It is also not clear what you mean when you say that ship A travels at 0.5c for 1 second- what happens at the end of the 1 second? Does it come to rest, or do you mean that it is intercepted by ship B at that point in time?

However, I think you mean that the times and distances are given in the original frame in which both spaceships where at rest before the thought experiment started, and that you want ship B to intercept ship A at the specified time. In that case the two ships must intercept after 3s in the original frame, at which point ship A is 1.5 light years from the origin. So you need ship B to have been travelling along the x axis for 3s at 0.5c. That all assumes the accelerations are instantaneous and that ship A travels at very close to c (c being unattainable) on its outbound leg.

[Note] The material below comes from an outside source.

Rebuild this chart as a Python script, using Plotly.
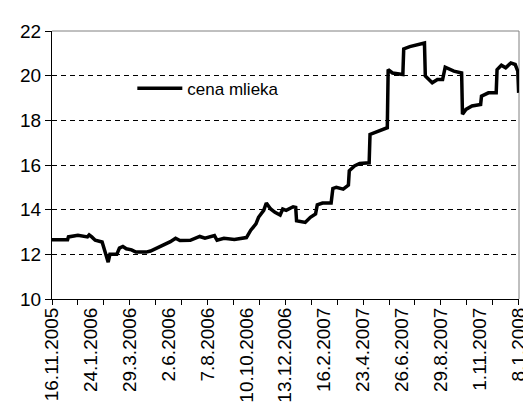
import plotly.graph_objects as go

# category labels (every 45th trading day)
tick_labels = ["16.11.2005", "24.1.2006", "29.3.2006", "2.6.2006", "7.8.2006",
               "10.10.2006", "13.12.2006", "16.2.2007", "23.4.2007", "26.6.2007",
               "29.8.2007", "1.11.2007", "8.1.2008"]
label_step = 45
minor_tick_step = 30
n_last = 540

# series: trading-day index and milk price
day_index = [0, 18, 19, 30, 41, 43, 46, 50, 58, 60, 63, 65, 67, 75, 78, 82, 86, 92, 97, 109,
             114, 123, 129, 137, 143, 148, 160, 171, 177, 188, 191, 199, 211, 225, 230, 236, 239, 245, 248, 253,
             258, 264, 267, 271, 279, 282, 283, 293, 299, 305, 307, 313, 320, 323, 325, 329, 337, 343, 344, 350,
             356, 367, 368, 373, 384, 388, 389, 394, 406, 407, 414, 422, 431, 432, 440, 446, 452, 455, 460, 465,
             474, 475, 479, 486, 496, 497, 505, 514, 515, 520, 525, 531, 536, 539, 540]
price = [12.65, 12.65, 12.78, 12.85, 12.78, 12.87, 12.78, 12.63, 12.55, 12.30, 11.90, 11.65, 12.00, 12.00, 12.28, 12.35, 12.25, 12.20, 12.10, 12.10,
         12.15, 12.30, 12.42, 12.57, 12.72, 12.62, 12.63, 12.80, 12.72, 12.84, 12.63, 12.72, 12.67, 12.75, 13.08, 13.36, 13.66, 13.97, 14.30, 14.03,
         13.88, 13.76, 14.03, 13.97, 14.13, 14.10, 13.50, 13.43, 13.66, 13.81, 14.22, 14.30, 14.30, 14.30, 14.95, 15.00, 14.92, 15.10, 15.74, 15.96,
         16.07, 16.10, 17.37, 17.45, 17.60, 17.67, 20.27, 20.12, 20.05, 21.20, 21.30, 21.39, 21.46, 19.98, 19.68, 19.83, 19.83, 20.38, 20.27, 20.20,
         20.12, 18.27, 18.49, 18.64, 18.71, 19.08, 19.23, 19.23, 20.27, 20.47, 20.35, 20.57, 20.50, 20.20, 19.23]

y_ticks = [10, 12, 14, 16, 18, 20, 22]

FONT = "Liberation Sans, Arial, sans-serif"

label_pos = [i * label_step for i in range(len(tick_labels))]
minor_pos = list(range(0, n_last + 1, minor_tick_step))
x_range = [0, n_last + 0.4]

fig = go.Figure()
fig.add_trace(go.Scatter(
    x=day_index, y=price, mode="lines", name="cena mlieka",
    line=dict(color="black", width=3.5), cliponaxis=False,
))
# empty helper trace so the tick-mark axis is drawn
fig.add_trace(go.Scatter(
    x=minor_pos, y=[None] * len(minor_pos), xaxis="x2", yaxis="y",
    mode="lines", showlegend=False, hoverinfo="skip",
))

fig.update_layout(
    width=531, height=405,
    margin=dict(l=44, r=10, t=23, b=113),
    paper_bgcolor="white", plot_bgcolor="white",
    font=dict(family=FONT, color="black", size=19),
    showlegend=True,
    legend=dict(x=0.172, y=0.785, xanchor="left", yanchor="middle",
                bgcolor="rgba(0,0,0,0)", font=dict(size=17, family=FONT),
                itemwidth=45),
    xaxis=dict(range=x_range, tickmode="array", tickvals=label_pos, ticktext=tick_labels,
               tickangle=-90, ticks="", showgrid=False, zeroline=False,
               showline=True, linecolor="black", linewidth=1,
               tickfont=dict(size=19, family=FONT, color="black")),
    xaxis2=dict(range=x_range, overlaying="x", anchor="y", side="bottom",
                tickmode="array", tickvals=minor_pos, ticks="outside", ticklen=5,
                tickcolor="black", showticklabels=False, showgrid=False,
                zeroline=False, showline=False),
    yaxis=dict(range=[10, 22], tickmode="array", tickvals=y_ticks,
               ticks="outside", ticklen=6, tickcolor="black",
               showgrid=True, gridcolor="black", gridwidth=1, griddash="5px,4px",
               zeroline=False, showline=True, linecolor="black", linewidth=1,
               tickfont=dict(size=19, family=FONT, color="black")),
    shapes=[dict(type="line", xref="paper", yref="paper", x0=0, x1=1, y0=1, y1=1,
                 line=dict(color="#808080", width=1), layer="above"),
            dict(type="line", xref="paper", yref="paper", x0=1, x1=1, y0=0, y1=1,
                 line=dict(color="#808080", width=1), layer="below")],
)

fig.write_html("out.html")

The elapsed times as measured onboard the ships will be less than the elapsed times in the original rest frame. You can calculate them using the time dilation formula applied to each of the three separate legs of travel involved.

The final part of your question is absurd, given the first part. There is only one speed at which B can travel if it is to intercept A at the time you specified, so why do you ask whether it can travel at another speed and still intercept A at the same point?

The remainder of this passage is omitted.